Paper long abstract:

In our time, a bicycle ride is promoted—most effectively in regions such as Europe and East Asia—as an energy-efficient, healthy, and environmentally conscious mode of transportation. A historical review of this brand of physical movement may help us assess the socially, politically, and ideologically informed process through which it has acquired such a status. This paper considers how bicycle rides are illustrative of, and negotiate with, precarious conditions of cities, with their hardware (architecture) and software (navigation technology and tactics) that are constantly in the process of being made and unmade.
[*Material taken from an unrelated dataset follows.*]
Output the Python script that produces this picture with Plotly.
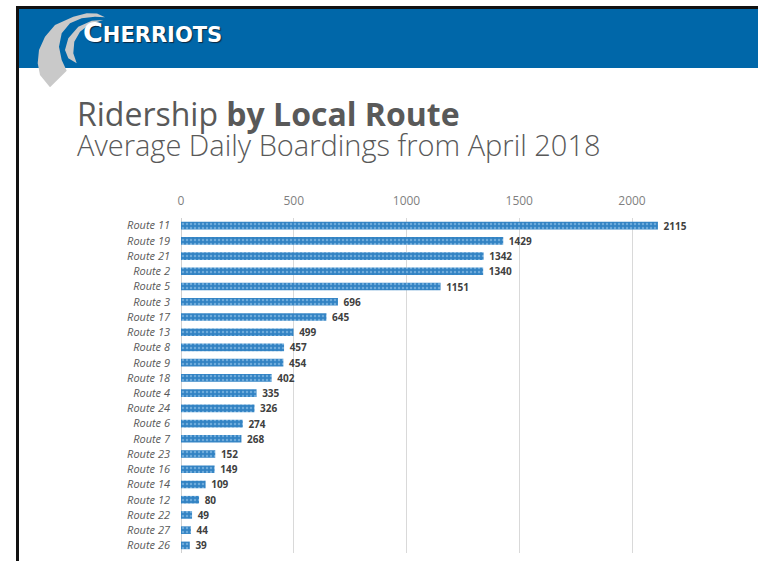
import plotly.graph_objects as go

routes = ["Route 11", "Route 19", "Route 21", "Route 2", "Route 5", "Route 3", "Route 17",
          "Route 13", "Route 8", "Route 9", "Route 18", "Route 4", "Route 24", "Route 6",
          "Route 7", "Route 23", "Route 16", "Route 14", "Route 12", "Route 22", "Route 27",
          "Route 26"]
boardings = [2115, 1429, 1342, 1340, 1151, 696, 645, 499, 457, 454, 402, 335, 326, 274,
             268, 152, 149, 109, 80, 49, 44, 39]
x_ticks = [0, 500, 1000, 1500, 2000]

W, H = 758, 561
L, R, T, B = 181, 58, 218, 8
PW, PH = W - L - R, H - T - B


def fx(px):
    return (px - L) / PW


def fy(py):
    return (H - B - py) / PH


fig = go.Figure()
fig.add_trace(go.Bar(
    x=boardings, y=routes, orientation="h",
    marker=dict(color="#3383c3", line=dict(width=0),
                pattern=dict(shape=".", fgcolor="#a8d2f2", bgcolor="#3383c3",
                             size=4, solidity=0.3)),
    text=[str(v) for v in boardings], texttemplate=" %{text}",
    textposition="outside", constraintext="none",
    textfont=dict(family="Open Sans", size=10, color="#404040", weight="bold"),
    cliponaxis=False, width=0.5,
))

shapes = [
    dict(type="rect", xref="paper", yref="paper", x0=fx(19), x1=fx(W + 2), y0=fy(9), y1=fy(68),
         fillcolor="#0067a9", line=dict(width=0), layer="above"),
    dict(type="rect", xref="paper", yref="paper", x0=fx(16), x1=fx(W + 2), y0=fy(6), y1=fy(9),
         fillcolor="#111111", line=dict(width=0), layer="above"),
    dict(type="rect", xref="paper", yref="paper", x0=fx(16), x1=fx(19), y0=fy(6), y1=fy(H + 2),
         fillcolor="#111111", line=dict(width=0), layer="above"),
]


def poly(pts):
    s = "M " + " L ".join(f"{fx(a):.5f},{fy(b):.5f}" for a, b in pts)
    return s + " Z"


outer = poly([(73.3, 16.7), (86.7, 13.3), (97, 13.5), (105, 17.3), (95, 16.7), (81.7, 18.3),
              (70, 23.3), (61.7, 33.3), (59, 46.7), (61.7, 60), (66.7, 70.7), (50, 87.3),
              (40, 75), (37.7, 63.3), (39, 50), (45, 36.7), (55, 25)])
inner = poly([(103.3, 20), (91.7, 20.7), (78.3, 26.7), (68.3, 38.3), (65, 50), (68.3, 58.3),
              (76.7, 63.3), (73.3, 53.3), (74.3, 41.7), (80, 31.7), (90, 24)])
for p in (outer, inner):
    shapes.append(dict(type="path", xref="paper", yref="paper", path=p,
                       fillcolor="#c9c9c9", line=dict(width=0), layer="above"))

annotations = [
    dict(xref="paper", yref="paper", x=fx(81), y=fy(32), xanchor="left", yanchor="middle",
         showarrow=False,
         text="<b><span style='font-size:27px'>C</span>HERRIOTS</b>",
         font=dict(family="DejaVu Sans", size=21, color="white",
                   shadow="1px 1px 1px #0b2740")),
    dict(xref="paper", yref="paper", x=fx(75), y=fy(113), xanchor="left", yanchor="middle",
         showarrow=False,
         text="Ridership <b>by Local Route</b>",
         font=dict(family="Open Sans", size=32, color="#595959")),
    dict(xref="paper", yref="paper", x=fx(75), y=fy(144), xanchor="left", yanchor="middle",
         showarrow=False,
         text="Average Daily Boardings from April 2018",
         font=dict(family="Open Sans", size=29, color="#595959", weight=300)),
]

fig.update_layout(
    width=W, height=H,
    margin=dict(l=L, r=R, t=T, b=B, pad=0),
    paper_bgcolor="white", plot_bgcolor="white",
    showlegend=False, bargap=0.5,
    shapes=shapes, annotations=annotations,
    xaxis=dict(side="top", range=[0, PW / (451 / 2000)], tickvals=x_ticks,
               showgrid=True, gridcolor="#d9d9d9", gridwidth=1, zeroline=True,
               zerolinecolor="#d0d0d0", zerolinewidth=1, showline=False, ticks="",
               tickfont=dict(family="Open Sans", size=12, color="#7f7f7f"), ticklabelstandoff=10),
    yaxis=dict(categoryorder="array", categoryarray=routes, autorange="reversed",
               showgrid=False, showline=False, ticks="", ticklabelstandoff=10,
               tickfont=dict(family="Open Sans", size=11, color="#595959", style="italic")),
)

fig.write_html("out.html", config={"displayModeBar": False},
               post_script="document.body.style.margin='0';document.body.style.padding='0';")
My focus is on the bicycle as a prosthesis of the human body; as a tool for restoration and enhancement of the perceived health and fitness that are threatened by and yet promoted in capitalist society; as a more efficient option for transportation in a culture that prioritizes speed and profit; and as a means to overcome disability and manage the instability of urban infrastructure in wartime. The corpus analyzed consists of canonical modern Japanese authors' quasi-autobiographical works, in which I examine (1) the Japanese male body struggling for greater mobility in London and Wimbledon at the end of Victorian England (Natsume Sōseki, "Jitensha nikki," translated into English as "The Bicycle Diary"); (2) the body of an aspiring author in the developing rural city of Maebashi in Taishō Japan (Hagiwara Sakutarō, "Jitensha nikki"); and (3) a disabled female body enabled by cycling in the air-raid-prone Tokyo of 1945 (Ishikawa Jun, "Meigetsu shu," translated into English as "Moon Gems"). My study reveals how individuality is contested in cities that are precarious for a range of reasons, from air pollution and the traffic of strangers with increasingly less compassion toward each other to law enforcement's surveillance of any unexpected use of public space and residents' communal vigilance toward incidental spectacles in the terrain vague.